Despite the Howey criteria, the SEC frequently faces criticism from blockchain advocacy groups, regulatory advocates, academics and researchers, and crypto-native companies, who argue that the rules are too vague and do not take into consideration the global nature of cryptocurrencies or their unique characteristics.

There are also concerns that the Howey criteria may not be appropriate for the complex and highly diverse world of digital assets, since they were originally intended to be applied to tangible investments.

Why Are Some Crypto Assets Considered Securities?

Despite years of requests for clarity by major industry players, the distinction between cryptocurrencies and securities remains hazy.

Though the United States currently lacks a clearly defined framework for determining if a digital asset is a security or not, some common themes have emerged in recent years among projects dubbed securities by the SEC.

Some of these themes include:

1. Premined supply: Cryptocurrencies that hold back a portion of the supply, such as for distribution to the team or other stakeholders, are at higher risk of being considered securities.
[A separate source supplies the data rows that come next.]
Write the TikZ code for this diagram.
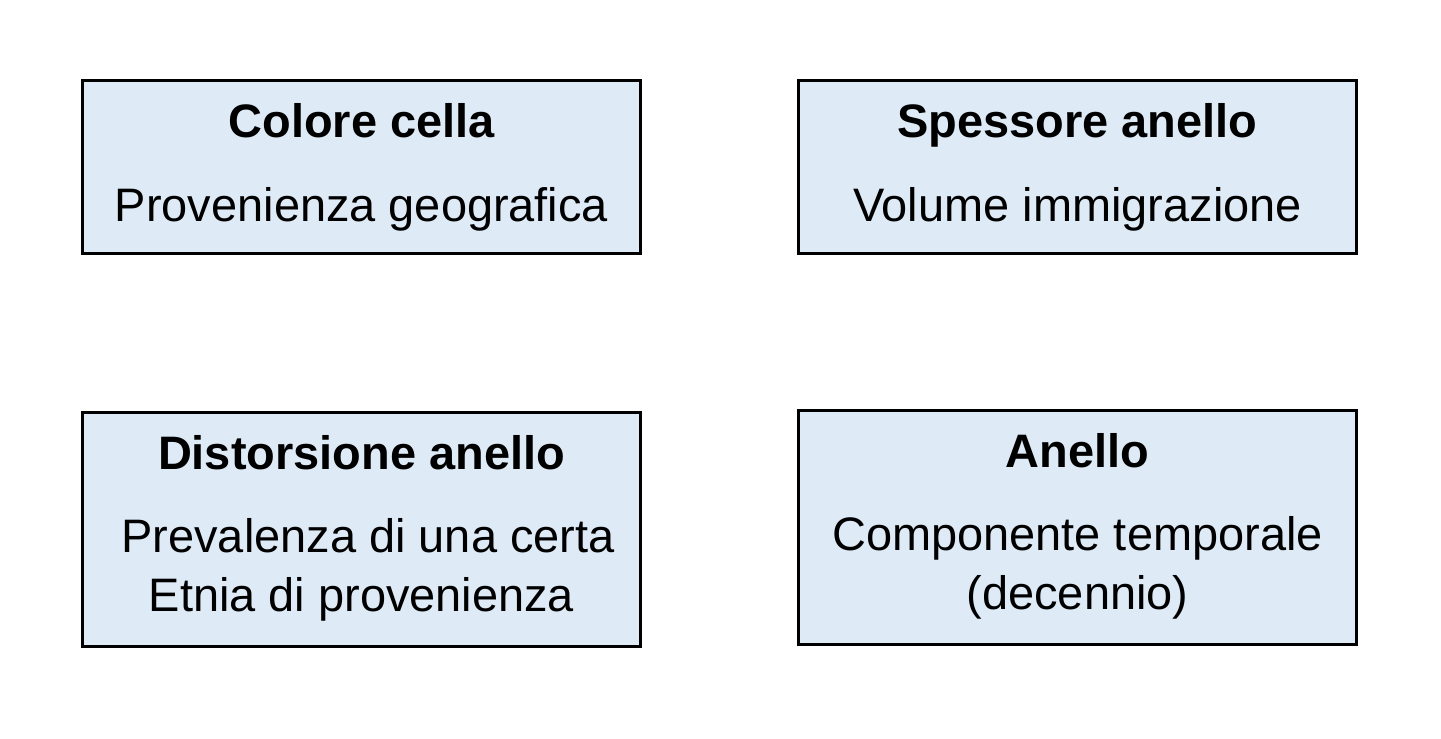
\documentclass[tikz,border=0pt]{standalone}
\usepackage{fontspec}
\setmainfont{Liberation Sans}
\usepackage{xcolor}
\usepackage{tikz}

\definecolor{boxfill}{HTML}{DEEAF6}
\tikzset{
  legendbox/.style={draw, line width=0.03cm, fill=boxfill, minimum width=5.58cm, inner sep=0pt},
  head/.style={font=\bfseries\fontsize{13.35pt}{16.5pt}\selectfont, anchor=base},
  body/.style={font=\fontsize{13.35pt}{16.5pt}\selectfont, anchor=base, align=center}
}

\begin{document}
\begin{tikzpicture}[x=0.01cm, y=-0.01cm]
\useasboundingbox (0,0) rectangle (1441,739);

\node[legendbox, minimum height=1.73cm] (colore) at (361.5,167) {};
\node[legendbox, minimum height=1.73cm] (spessore) at (1077.5,167) {};
\node[legendbox, minimum height=2.34cm] (distorsione) at (361.5,529.5) {};
\node[legendbox, minimum height=2.34cm] (anello) at (1077.5,527.5) {};

\node[head] (coloreT) at (361.5,137) {Colore cella};
\node[body] (coloreB) at (361.5,221) {Provenienza geografica};

\node[head] (spessoreT) at (1077.5,137) {Spessore anello};
\node[body] (spessoreB) at (1077.5,221) {Volume immigrazione};

% two-line texts: base is the last line
\node[head] (distorsioneT) at (361.5,469) {Distorsione anello};
\node[body] (distorsioneB) at (361.5,611) {\ Prevalenza di una certa\\Etnia di provenienza};

\node[head] (anelloT) at (1077.5,467) {Anello};
\node[body] (anelloB) at (1077.5,609) {Componente temporale\\(decennio)};
\end{tikzpicture}
\end{document}
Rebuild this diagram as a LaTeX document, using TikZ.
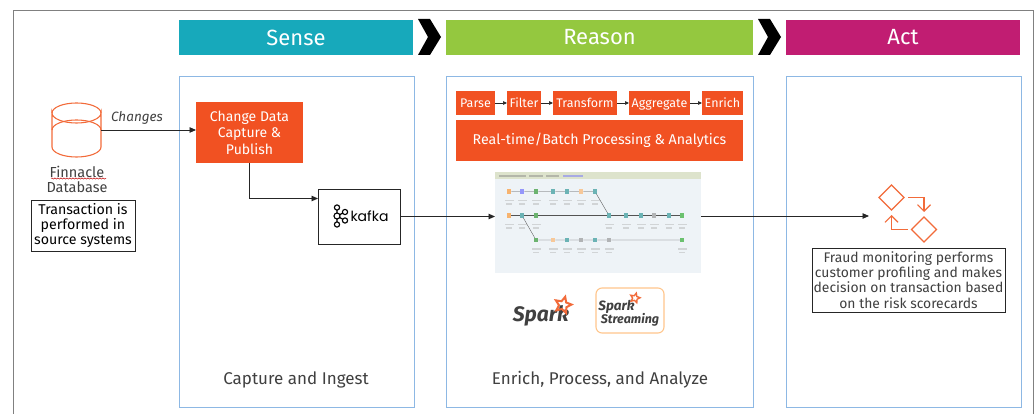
\documentclass[tikz,border=0pt]{standalone}
\usepackage{fontspec}
\setmainfont{Fira Sans}
\setsansfont{Fira Sans}
\newfontfamily\kafkafont{Poppins}
\usetikzlibrary{arrows.meta,shapes.geometric,decorations.pathmorphing,calc}
\definecolor{orangeF}{HTML}{F15122}
\definecolor{orangeL}{HTML}{F26B3A}
\definecolor{senseC}{HTML}{17A9BB}
\definecolor{reasonC}{HTML}{94C83F}
\definecolor{actC}{HTML}{C11D72}
\definecolor{panelC}{HTML}{8DB8E4}
\definecolor{frameC}{HTML}{808080}
\definecolor{txtC}{HTML}{404040}
\definecolor{lineC}{HTML}{262626}
\definecolor{shotC}{HTML}{EEF3F7}
\definecolor{tabC}{HTML}{DDE3CC}
\newcommand{\fs}[2]{\fontsize{#1}{#2}\selectfont}
\tikzset{
  x=1pt,y=-1pt,
  every node/.style={inner sep=0pt,outer sep=0pt},
  conn/.style={draw=lineC,line width=0.9pt,-{Triangle[length=6.5pt,width=5.5pt]}},
  smallconn/.style={draw=lineC,line width=0.7pt,-{Triangle[length=4pt,width=3.5pt]}},
  header/.style={text=white,font=\fs{22}{24}\selectfont,align=center},
  panel/.style={draw=panelC,line width=0.9pt,fill=white},
  orangebox/.style={fill=orangeF,text=white,align=center},
  smallbox/.style={orangebox,font=\fs{12.5}{14}\selectfont,minimum height=24pt,text height=11pt,text depth=2pt},
  notebox/.style={draw=lineC,line width=0.8pt,fill=white,align=center},
  caption/.style={text=txtC,font=\fs{17}{18}\selectfont},
  chev/.style={fill=black,draw=none},
  icon/.style={draw=orangeL,line width=1.1pt,fill=none},
  iconarrow/.style={icon,-{Straight Barb[length=6.5pt,width=13pt]}},
  wficon/.style={minimum width=4.5pt,minimum height=4.5pt,fill=#1,opacity=.55},
  wflabel/.style={fill=gray!70,opacity=.4,minimum height=1.6pt},
  wfline/.style={draw=gray!65!black,line width=.35pt},
}
\begin{document}
\begin{tikzpicture}
\useasboundingbox (0,0) rectangle (1036,414);
% outer frame, open at the bottom
\draw[frameC,line width=1pt] (13,414) -- (13,11) -- (1033,11) -- (1033,414);

% headers
\node[header,fill=senseC,minimum width=234pt,minimum height=35pt] (hsense) at (296,37.5) {Sense};
\node[header,fill=reasonC,minimum width=307pt,minimum height=35pt] (hreason) at (599.5,37.5) {Reason};
\node[header,fill=actC,minimum width=234pt,minimum height=35pt] (hact) at (903,37.5) {Act};
\fill[chev] (418,19) -- (430,19) -- (441,37) -- (430,55) -- (418,55) -- (428,37) -- cycle;
\fill[chev] (758,19) -- (770,19) -- (781,37) -- (770,55) -- (758,55) -- (768,37) -- cycle;

% panels
\node[panel,minimum width=235pt,minimum height=331pt] (psense) at (296.5,241.5) {};
\node[panel,minimum width=307pt,minimum height=331pt] (preason) at (599.5,241.5) {};
\node[panel,minimum width=235pt,minimum height=331pt] (pact) at (903.5,241.5) {};

% database
\node[minimum width=49pt,minimum height=54pt] (db) at (76.5,130) {};
\draw[icon] (52,113) arc[start angle=180,end angle=0,x radius=24.5,y radius=10]
            -- (101,147) arc[start angle=0,end angle=180,x radius=24.5,y radius=10] -- cycle;
\draw[icon] (52,113) arc[start angle=180,end angle=360,x radius=24.5,y radius=10];
\draw[icon] (52,130) arc[start angle=180,end angle=360,x radius=24.5,y radius=10];
\node[text=txtC,font=\fs{14.5}{15.5}\selectfont,align=center] (dbl) at (77,179.5) {Finnacle\\Database};
\draw[red!75!black,line width=.5pt,decorate,decoration={snake,amplitude=.6pt,segment length=3pt}] (51,178.5) -- (106,178.5);
\node[notebox,minimum width=104pt,minimum height=51pt,font=\fs{14.2}{15.3}\selectfont] (tx) at (83,225.5) {Transaction is\\performed in\\source systems};

% sense
\node[orangebox,minimum width=107pt,minimum height=61pt,font=\fs{14}{16.5}\selectfont] (cdc) at (249.5,132.5) {Change Data\\Capture \&\\Publish};
\node[notebox,minimum width=82pt,minimum height=55pt] (kafka) at (359,216.5) {};
\coordinate (kin) at (318,198.5);
\node[text=txtC,font=\fs{13.5}{15}\itshape] (chg) at (137,118) {Changes};
\draw[conn] (db.east) -- (db.east -| cdc.west);
\draw[conn] (cdc.south) |- (kin);
% kafka logo
\begin{scope}[line width=1.15pt,draw=black]
\coordinate (kc) at (337,216);
\coordinate (k1) at (337,207.5);
\coordinate (k2) at (337,224.5);
\coordinate (k3) at (345,212);
\coordinate (k4) at (345,220.5);
\draw (k1) -- (k2) (kc) -- (k3) (kc) -- (k4);
\foreach \p in {k1,k2,k3,k4} \draw[fill=white] (\p) circle[radius=2.6];
\draw[fill=white] (kc) circle[radius=3];
\end{scope}
\node[font=\kafkafont\fs{14}{16}\selectfont,text=black] (kaf) at (369.5,216) {kafka};
\node[caption] (c1) at (296,380) {Capture and Ingest};

% reason: steps
\node[smallbox,minimum width=39pt] (parse) at (475.5,103) {Parse};
\node[smallbox,minimum width=34pt] (filter) at (524,103) {Filter};
\node[smallbox,minimum width=64pt] (transform) at (585,103) {Transform};
\node[smallbox,minimum width=61pt] (aggregate) at (659.5,103) {Aggregate};
\node[smallbox,minimum width=41pt] (enrich) at (722.5,103) {Enrich};
\draw[smallconn] (parse) -- (filter);
\draw[smallconn] (filter) -- (transform);
\draw[smallconn] (transform) -- (aggregate);
\draw[smallconn] (aggregate) -- (enrich);
\node[orangebox,minimum width=287pt,minimum height=41pt,font=\fs{14.2}{16}\selectfont] (rt) at (599.5,140.5) {Real-time/Batch Processing \& Analytics};

% workflow screenshot
\node[fill=shotC,draw=none,minimum width=206pt,minimum height=101pt] (shot) at (598,222.5) {};
\fill[fill=tabC] (495,172) rectangle (701,179.5);
\foreach \x/\w/\col in {499/27/gray,529/14/gray,546/13/gray,563/20/blue!60} \fill[\col,opacity=.45] (\x,175) rectangle ++(\w,1.6);
\foreach \n/\x/\y/\c in {
  a1/509/191.5/orange,a2/522/191.5/blue!70,a3/536/191.5/green!50!black,a4/553/191.5/teal,a5/567/191.5/teal,a6/581/191.5/orange!70,a7/595/191.5/teal,
  b1/509/215.5/orange,b2/522/215.5/teal,b3/536/215.5/green!50!black,b4/609/215.5/teal,b5/626/215.5/teal,b6/641/215.5/teal,b7/654/215.5/gray,b8/669/215.5/teal,b9/682/215.5/green!60!black,
  d3/536/240/green!50!black,d4/553/240/orange!70,d5/567/240/teal,d6/581/240/gray,d7/595/240/teal,d8/609/240/gray,d9/682/240/green!60!black}
  {\node[wficon=\c] (\n) at (\x,\y) {};
   \node[wflabel,minimum width=9pt] (\n l1) at (\x,\y+9) {};
   \node[wflabel,minimum width=6pt] (\n l2) at (\x,\y+12.5) {};}
\draw[wfline] (a1)--(a2) (a2)--(a3) (a3)--(a4) (a4)--(a5) (a5)--(a6) (a6)--(a7) (a7)--(b4);
\draw[wfline] (b1)--(b2) (b2)--(b3) (b3)--(b4) (b4)--(b5) (b5)--(b6) (b6)--(b7) (b7)--(b8) (b8)--(b9);
\draw[wfline] (b2)--(d3) (d3)--(d4) (d4)--(d5) (d5)--(d6) (d6)--(d7) (d7)--(d8) (d8)--(d9);

\draw[conn] (kafka.east) -- (kafka.east -| shot.west);
\coordinate (actin) at (869,216);
\draw[conn] (shot.east |- actin) -- (actin);

% spark logos
\node[font=\bfseries\itshape\fs{21}{23}\selectfont,text=txtC] (spark) at (541,316) {Spark};
\node[star,star points=5,star point ratio=2.1,draw=orangeL,line width=2pt,minimum size=17pt,rotate=-15] (sparkstar) at (563,305) {};
\node[draw=orange!45,line width=1.1pt,rounded corners=6pt,minimum width=68pt,minimum height=45pt] (ssbox) at (630,310.5) {};
\node[font=\bfseries\itshape\fs{13.5}{16}\selectfont,text=txtC] (ss1) at (616.5,307) {Spark};
\node[star,star points=5,star point ratio=2.1,draw=orangeL,line width=1.4pt,minimum size=10pt,rotate=-15] (ssstar) at (635,298) {};
\node[font=\bfseries\itshape\fs{12.5}{14}\selectfont,text=txtC] (ss2) at (630,319.5) {Streaming};
\node[caption] (c2) at (600,380) {Enrich, Process, and Analyze};

% act
\node[diamond,icon,minimum width=25pt,minimum height=25pt] (d1) at (891.5,197.5) {};
\node[diamond,icon,minimum width=25pt,minimum height=25pt] (d2) at (924,229.5) {};
\coordinate (a1s) at ($(d1.east)+(4,0)$);
\coordinate (a1e) at ($(d2.north)+(0,-5)$);
\coordinate (a2s) at ($(d2.west)+(-4,0)$);
\coordinate (a2e) at ($(d1.south)+(0,5)$);
\draw[iconarrow] (a1s) -| (a1e);
\draw[iconarrow] (a2s) -| (a2e);
\node[notebox,minimum width=193pt,minimum height=64pt,text=txtC,font=\fs{13.9}{15.2}\selectfont] (fraud) at (908.5,280) {Fraud monitoring performs\\customer profiling and makes\\decision on transaction based\\on the risk scorecards};
\end{tikzpicture}
\end{document}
Since this pre-mined supply can give the team an advantage over secondary market buyers and incentivize them to take steps to grow the value of the token for their own benefit.
2. Excessive marketing and promotion: How a digital asset is marketed and promoted can influence its classification. If it is marketed as an investment opportunity with the promise of future returns, it is more likely to be seen as a security. This practice was far more common in the early days of initial coin offerings (ICOs).
3. Lack of utility: Tokens that lack a functional use case at the time of sale are more likely to be considered securities, since it may be assumed that investors are purchasing the token in the expectation of profit rather than its utility. Tokens with vague or no planned utility might also fall afoul of the “expectation of profits criteria.”

The Way Forward

The recent SEC claims have brought significant uncertainty to the cryptocurrency market, leading to delistings, pivoting business models, and a decline in prices.

Nonetheless, regulatory clarity — even if initially disruptive — is a necessary step toward mainstream adoption. In light of the SEC's actions, the industry will inevitably take steps to develop in a way less likely to fall afoul of securities law. But the development of the US’ crypto landscape will likely be stifled until clarity is obtained, as major industry players seek to build in more favorable jurisdictions.

With the ongoing dialogue between the industry and regulators, there is a chance that an evolution of the Howey Test or an asset class-specific framework could emerge that better accommodates the unique characteristics of cryptocurrencies.

One potential example is the “Hinman test”, which suggests that if an asset is sufficiently decentralized such that purchasers can no longer expect a person or group to carry out managerial efforts, then the asset probably does not represent a security.

The road ahead may be challenging, but it also holds the potential for greater market stability and investor protection.